To empower the teachers, the school combines professional development philosophy and practices from the world of business with the needs of the teaching profession, creating a competent and professional development model.
ETU also has an in-house 40-strong information technology team. That may seem disproportionate, given the number of teaching staff, but the team is employed to improve the quality of teaching via technology. So far, it has developed an IT platform and an app that allows teachers to record events in the classroom, communicate with parents and build an audio-visual library of scenarios to help train the teachers and aid their professional development.
Brad Walsh, who teaches – in his own words – “everything” at ETU, said the strong support given to the teachers was the reason he joined the staff.
“What makes me feel very excited here is that the school has a system to help teachers be innovative in their teaching, and we have a big say in terms of what to teach and how to teach,” said Walsh, who taught in schools in the Chinese mainland and Taiwan for more than nine years before joining ETU.
Every day, before he joins his class of 19 kindergarteners, the Canadian national has to make comprehensive preparations with teachers of other subjects to find the best way to present content in project-based learning classes. The approach sees different subjects melded together into a project, and the students use the skills they have learned to solve real-world problems.

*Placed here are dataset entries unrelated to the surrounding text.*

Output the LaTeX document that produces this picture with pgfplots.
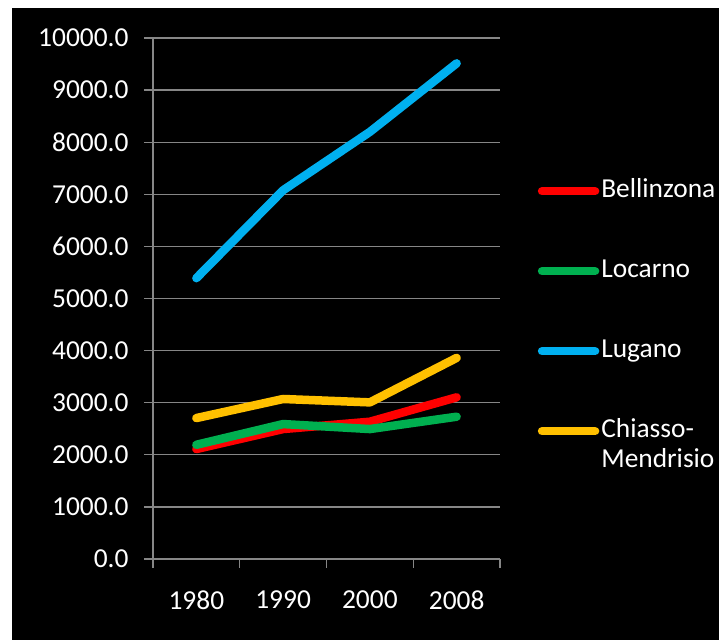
\documentclass[border=0pt]{standalone}
\usepackage{pgfplots}
\pgfplotsset{compat=1.18}
\usepackage{fontspec}
\setmainfont{Carlito}
\definecolor{cred}{HTML}{FF0000}
\definecolor{cgreen}{HTML}{00B050}
\definecolor{cblue}{HTML}{00B0F0}
\definecolor{cyellow}{HTML}{FFC000}
\definecolor{gridgray}{HTML}{868686}
\begin{document}
\begin{tikzpicture}[x=1bp,y=1bp]
\fill[white] (0,0) rectangle (719,640);
\fill[black] (12,0) rectangle (719,632);
\begin{axis}[
  at={(153bp,81bp)}, anchor=south west,
  scale only axis, width=347bp, height=521bp,
  xmin=-0.5, xmax=3.5, ymin=0, ymax=10000,
  axis x line*=bottom, axis y line*=left,
  axis line style={draw=gridgray, line width=1.3bp, -},
  xtick={0,1,2,3}, xticklabels={1980,1990,2000,2008},
  minor xtick={-0.5,0.5,1.5,2.5,3.5},
  ytick={0,1000,...,10000},
  scaled y ticks=false,
  ymajorgrids, grid style={gridgray, line width=1.3bp},
  tick align=outside,
  major tick length=9bp, minor tick length=9bp,
  tick style={gridgray, line width=1.3bp},
  major x tick style={draw=none},
  ticklabel style={font=\fontsize{27.5}{33}\selectfont, text=white},
  yticklabel style={xshift=-12bp},
  xticklabel style={yshift=-19bp},
  /pgf/number format/fixed,
  /pgf/number format/fixed zerofill,
  /pgf/number format/precision=1,
  /pgf/number format/1000 sep={},
  /pgf/number format/assume math mode=true,
  legend style={at={(1.109,0.729)}, anchor=north west, draw=none, fill=none,
    text=white, font=\fontsize{27.5}{33}\selectfont, inner sep=0pt, outer sep=0pt,
    row sep=56bp, column sep=2bp,
    nodes={inner sep=0pt, text height=18bp, text depth=6bp}},
  legend cell align=left,
  legend image code/.code={\draw[#1, line cap=round] (0bp,0bp) -- (53bp,0bp);},
  every axis plot/.append style={line width=8.5bp, line cap=round, line join=round},
]
\addplot[cred] coordinates {(0,2110) (1,2494) (2,2635) (3,3103)};
\addlegendentry{Bellinzona}
\addplot[cgreen] coordinates {(0,2192) (1,2590) (2,2494) (3,2731)};
\addlegendentry{Locarno}
\addplot[cblue] coordinates {(0,5390) (1,7077) (2,8198) (3,9513)};
\addlegendentry{Lugano}
\addplot[cyellow] coordinates {(0,2705) (1,3071) (2,3006) (3,3860)};
\addlegendentry{\begin{tabular}[t]{@{}l@{}}Chiasso-\\[-3bp]Mendrisio\end{tabular}}
\end{axis}
\end{tikzpicture}
\end{document}
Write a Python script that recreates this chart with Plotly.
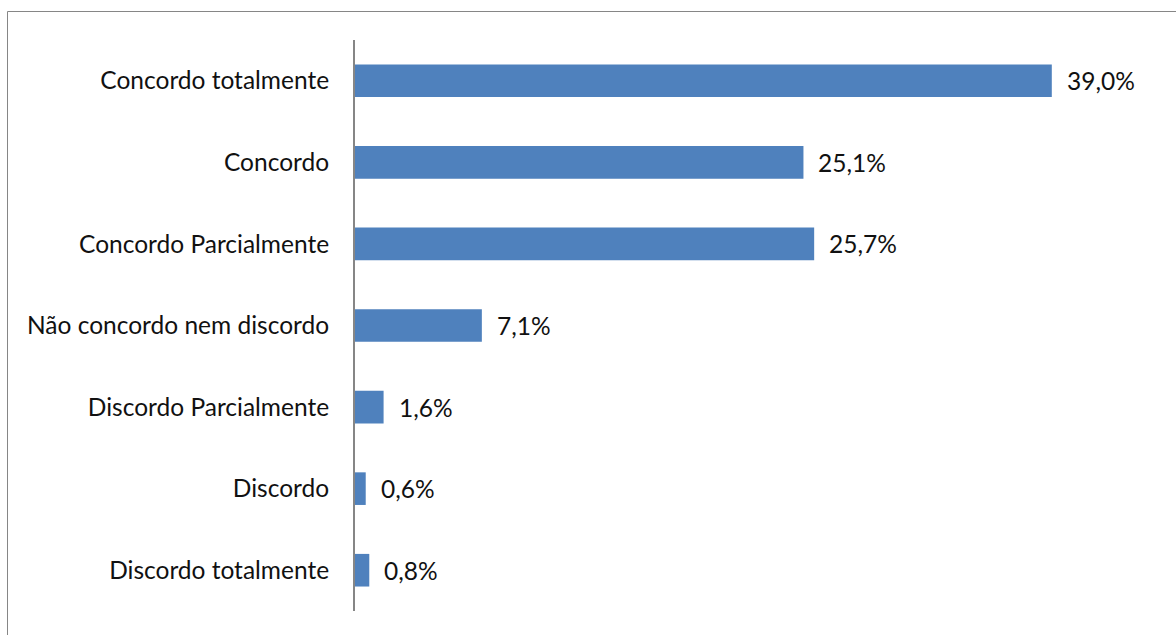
import plotly.graph_objects as go

# Survey response categories (top to bottom) and their shares in percent
categories = [
    "Concordo totalmente",
    "Concordo",
    "Concordo Parcialmente",
    "Não concordo nem discordo",
    "Discordo Parcialmente",
    "Discordo",
    "Discordo totalmente",
]
percentages = [39.0, 25.1, 25.7, 7.1, 1.6, 0.6, 0.8]

W, H = 1176, 635
L, R, T, B = 355, 17, 40, 24
plot_w = W - L - R
plot_h = H - T - B

FONT = "Lato"
FONT_SIZE = 24.5
BAR_COLOR = "#4F81BD"
GRID_GRAY = "#868686"
TEXT_COLOR = "#111111"

fig = go.Figure(
    go.Bar(
        x=percentages,
        y=categories,
        orientation="h",
        marker=dict(color=BAR_COLOR, line=dict(width=0)),
        hoverinfo="skip",
    )
)

# Value labels placed just past each bar end
for cat, val in zip(categories, percentages):
    fig.add_annotation(
        x=val,
        y=cat,
        xref="x",
        yref="y",
        text=f"{val:.1f}%".replace(".", ","),
        showarrow=False,
        xanchor="left",
        yanchor="middle",
        xshift=13,
        font=dict(family=FONT, size=FONT_SIZE, color=TEXT_COLOR),
    )

# Outer chart frame (runs past the right and bottom edges of the page)
def px_to_paper_x(px):
    return (px - L) / plot_w

def px_to_paper_y(py):
    return (H - B - py) / plot_h

fig.add_shape(
    type="rect",
    xref="paper",
    yref="paper",
    x0=px_to_paper_x(7.5),
    x1=px_to_paper_x(1190),
    y0=px_to_paper_y(650),
    y1=px_to_paper_y(11.5),
    line=dict(color=GRID_GRAY, width=1),
    fillcolor="rgba(0,0,0,0)",
    layer="below",
)

fig.update_layout(
    width=W,
    height=H,
    margin=dict(l=L, r=R, t=T, b=B, pad=0),
    paper_bgcolor="#ffffff",
    plot_bgcolor="#ffffff",
    bargap=0.6,
    showlegend=False,
    font=dict(family=FONT, size=FONT_SIZE, color=TEXT_COLOR),
    xaxis=dict(
        range=[0, 45],
        visible=False,
        fixedrange=True,
    ),
    yaxis=dict(
        autorange="reversed",
        showgrid=False,
        zeroline=False,
        showline=True,
        linecolor=GRID_GRAY,
        linewidth=2,
        ticks="",
        ticklabelstandoff=19,
        tickfont=dict(family=FONT, size=FONT_SIZE, color=TEXT_COLOR),
        fixedrange=True,
    ),
)

fig.write_html("out.html")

According to Walsh, this semester’s project involves building a garden in the school. That will require teachers across all subjects to meet regularly to discuss their progress and reflect on lesson plans to ensure the students will be able to apply all their skills and knowledge across a range of subjects.
For example, they will be taught to calculate the optimal amount of land they will need to build the garden, dig up a lawn, design a fence and make signs to protect it, he said.